5/3/13

Creo que las mujeres viven más vidas dentro de una misma vida que los hombres. Por eso necesitan más cosas que sirvan para lo mismo: más zapatos, más estuches para las toallitas desmaquillantes, más bolsos, más paraguas, más fundas de móvil, más velas, más tazas, más cajas, más colores de uñas, más abrigos, más sorpresas. Los hombres sólo conseguimos a duras penas vivir una vida y esta transcurre lenta como un partido en diferido del que ya conoces el resultado. Nos sentamos y las vemos pasar de una vida a otra. De ahí quizá la fascinación, el famoso eterno femenino que nos desconcierta y a la vez nos asoma a un mundo distinto y misterioso que nunca acabamos de comprender. Una niña es una mujer en miniatura que ya entrena para sus distintas vidas. Lo hace con la primera ficción que es el juego. En la mano sostiene una muñeca que no es ella, es otra que se casa con un perro de peluche mientras ordena su casa.
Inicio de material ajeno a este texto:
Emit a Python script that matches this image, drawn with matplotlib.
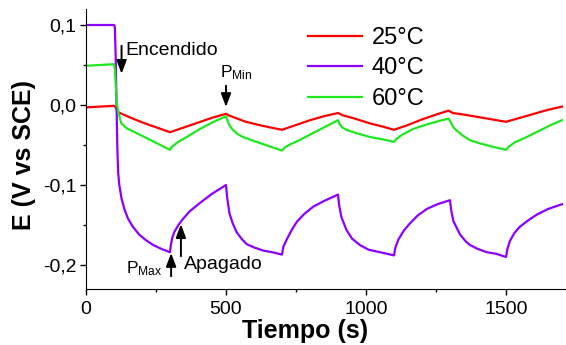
import matplotlib
matplotlib.use('Agg')
import matplotlib.pyplot as plt
from matplotlib.ticker import MultipleLocator, FuncFormatter

plt.rcParams['font.family'] = ['Liberation Sans', 'DejaVu Sans']
plt.rcParams['mathtext.fontset'] = 'custom'
plt.rcParams['mathtext.rm'] = 'Liberation Sans'
plt.rcParams['mathtext.it'] = 'Liberation Sans:italic'
plt.rcParams['mathtext.bf'] = 'Liberation Sans:bold'

# --- data (time in s, potential in V vs SCE) ---
t_25 = [0, 100, 106, 112, 121, 160, 210, 260, 300, 350, 400, 450, 500, 510, 540, 571,
        630, 700, 750, 800, 850, 900, 918, 960, 1014, 1060, 1100, 1150, 1200, 1250,
        1295, 1310, 1350, 1400, 1450, 1500, 1550, 1600, 1650, 1700]
e_25 = [-0.003, -0.001, -0.003, -0.008, -0.010, -0.016, -0.023, -0.029, -0.034, -0.028,
        -0.022, -0.016, -0.011, -0.013, -0.017, -0.021, -0.026, -0.031, -0.025, -0.019,
        -0.014, -0.010, -0.013, -0.017, -0.023, -0.027, -0.031, -0.025, -0.018, -0.012,
        -0.007, -0.010, -0.012, -0.015, -0.018, -0.021, -0.016, -0.011, -0.006, -0.002]

t_40 = [0, 100, 103, 106, 109, 112, 115, 119, 127, 137, 150, 167, 190, 214, 240, 270, 300,
        303, 308, 315, 330, 345, 370, 405, 450, 500,
        504, 512, 524, 538, 555, 574, 600, 633, 665, 700,
        705, 717, 735, 753, 780, 812, 850, 900,
        904, 912, 930, 950, 978, 1010, 1050, 1100,
        1105, 1116, 1135, 1157, 1185, 1217, 1255, 1300,
        1304, 1312, 1336, 1355, 1371, 1400, 1431, 1465, 1500,
        1505, 1514, 1530, 1550, 1580, 1610, 1650, 1700]
e_40 = [0.100, 0.100, 0.098, 0.060, 0.000, -0.055, -0.085, -0.100, -0.117, -0.130, -0.142,
        -0.152, -0.162, -0.169, -0.175, -0.180, -0.184,
        -0.175, -0.166, -0.159, -0.150, -0.143, -0.133, -0.123, -0.111, -0.100,
        -0.115, -0.135, -0.148, -0.159, -0.167, -0.174, -0.178, -0.182, -0.184, -0.187,
        -0.177, -0.168, -0.156, -0.146, -0.136, -0.127, -0.120, -0.112,
        -0.125, -0.140, -0.156, -0.167, -0.175, -0.181, -0.184, -0.188,
        -0.178, -0.168, -0.157, -0.148, -0.138, -0.130, -0.124, -0.119,
        -0.131, -0.145, -0.162, -0.170, -0.175, -0.180, -0.184, -0.186, -0.190,
        -0.180, -0.170, -0.160, -0.152, -0.144, -0.137, -0.130, -0.124]

t_60 = [0, 100, 103, 107, 111, 115, 118, 122, 127, 135, 145, 180, 220, 260, 300,
        305, 315, 330, 360, 407, 450, 500,
        505, 512, 524, 540, 560, 600, 650, 700,
        710, 730, 762, 800, 850, 900,
        906, 915, 930, 964, 1014, 1060, 1100,
        1110, 1130, 1168, 1220, 1260, 1295,
        1303, 1312, 1324, 1345, 1371, 1407, 1450, 1500,
        1510, 1530, 1574, 1620, 1660, 1700]
e_60 = [0.049, 0.051, 0.045, 0.020, 0.000, -0.008, -0.012, -0.018, -0.023, -0.026, -0.029,
        -0.035, -0.042, -0.049, -0.056,
        -0.053, -0.050, -0.046, -0.040, -0.030, -0.022, -0.014,
        -0.019, -0.025, -0.031, -0.036, -0.040, -0.045, -0.051, -0.057,
        -0.053, -0.049, -0.044, -0.037, -0.028, -0.019,
        -0.024, -0.028, -0.031, -0.035, -0.040, -0.043, -0.046,
        -0.042, -0.037, -0.030, -0.024, -0.020, -0.017,
        -0.022, -0.028, -0.032, -0.038, -0.044, -0.048, -0.052, -0.056,
        -0.052, -0.047, -0.040, -0.032, -0.025, -0.019]

labels = ['25°C', '40°C', '60°C']
colors = ['#ff0000', '#8b00ff', '#1ee81e']

# --- figure ---
W, H = 566, 345
fig = plt.figure(figsize=(W / 100, H / 100), dpi=100)
x_max = 1715
ax = fig.add_axes([86 / W, 1 - 289 / H, x_max * 0.28 / W, 280 / H])

ax.plot(t_25, e_25, color=colors[0], lw=1.6, label=labels[0])
ax.plot(t_40, e_40, color=colors[1], lw=1.6, label=labels[1])
ax.plot(t_60, e_60, color=colors[2], lw=1.6, label=labels[2])

ax.set_xlim(0, x_max)
ax.set_ylim(-0.23, 0.12)
ax.spines['top'].set_visible(False)
ax.spines['right'].set_visible(False)
ax.xaxis.set_major_locator(MultipleLocator(500))
ax.xaxis.set_minor_locator(MultipleLocator(250))
ax.yaxis.set_major_locator(MultipleLocator(0.1))
ax.yaxis.set_minor_locator(MultipleLocator(0.05))
ax.yaxis.set_major_formatter(FuncFormatter(lambda v, p: f'{v:.1f}'.replace('.', ',')))
ax.tick_params(which='major', direction='out', length=4, width=1, labelsize=14)
ax.tick_params(which='minor', direction='out', length=2.5, width=1)
ax.tick_params(axis='x', pad=5)
ax.tick_params(axis='y', pad=3)

ax.set_xlabel('Tiempo (s)', fontsize=18, fontweight='bold')
ax.set_ylabel('E (V vs SCE)', fontsize=18, fontweight='bold')
ax.xaxis.set_label_coords(0.457, -0.15)
ax.xaxis.label.set_va('center')
ax.yaxis.set_label_coords(-0.129, 0.479)
ax.yaxis.label.set_va('center')

leg = ax.legend(loc='upper left', bbox_to_anchor=(296 / W, 1 - 15 / H),
                bbox_transform=fig.transFigure, frameon=False, fontsize=17,
                handlelength=2.3, handletextpad=0.4, labelspacing=0.36, borderpad=0)

# --- annotations ---
arrow = dict(arrowstyle='-|>,head_length=0.8,head_width=0.3', color='black', lw=1.4,
             mutation_scale=10, shrinkA=0, shrinkB=0)
ax.annotate('', xy=(127, 0.039), xytext=(127, 0.074), arrowprops=arrow)
ax.text(139, 0.0625, 'Encendido', fontsize=14, va='baseline')

ax.annotate('', xy=(500, -0.0025), xytext=(500, 0.024), arrowprops=arrow)
ax.text(477, 0.035, r'P$_{\mathrm{Min}}$', fontsize=12.5, va='baseline')

ax.annotate('', xy=(304, -0.185), xytext=(304, -0.214), arrowprops=arrow)
ax.text(143, -0.21, r'P$_{\mathrm{Max}}$', fontsize=12.5, va='baseline')

ax.annotate('', xy=(339, -0.149), xytext=(339, -0.189), arrowprops=arrow)
ax.text(350, -0.205, 'Apagado', fontsize=14, va='baseline')

fig.savefig('out.png', dpi=100)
Al rato vive sola en un palacio de plástico que tiene un ascensor. Hay una moto esperándola y también otro vestido y unas botas que brillan en la oscuridad. Los niños no alcanzan ese desdoblamiento. Son los mismos con una nave espacial en la mano que cuando juegan al fútbol. No tienen la capacidad transfiguradora de la ficción: son más simples. Habría que recurrir a la antropología o a la genética para comprender este fenómeno. El hombre estaba programado para luchar, para una realidad a la que nada ayuda el aporte emocional de la fantasía. Por eso se agarró a la épica, porque tenía miedo. La mujer, sin embargo, debía inventar la vida a diario en soledad, fingir que era fuerte y dulce a la vez, soñadora y previsora, ingenua y precavida. Con los siglos hemos ido perdiendo gran parte del pelo que cubría nuestros cuerpos pero la información genética ha permanecido: las mujeres siguen duplicando sus existencias cada día mientras nosotros permanecemos sentados esperando a que acabe el partido.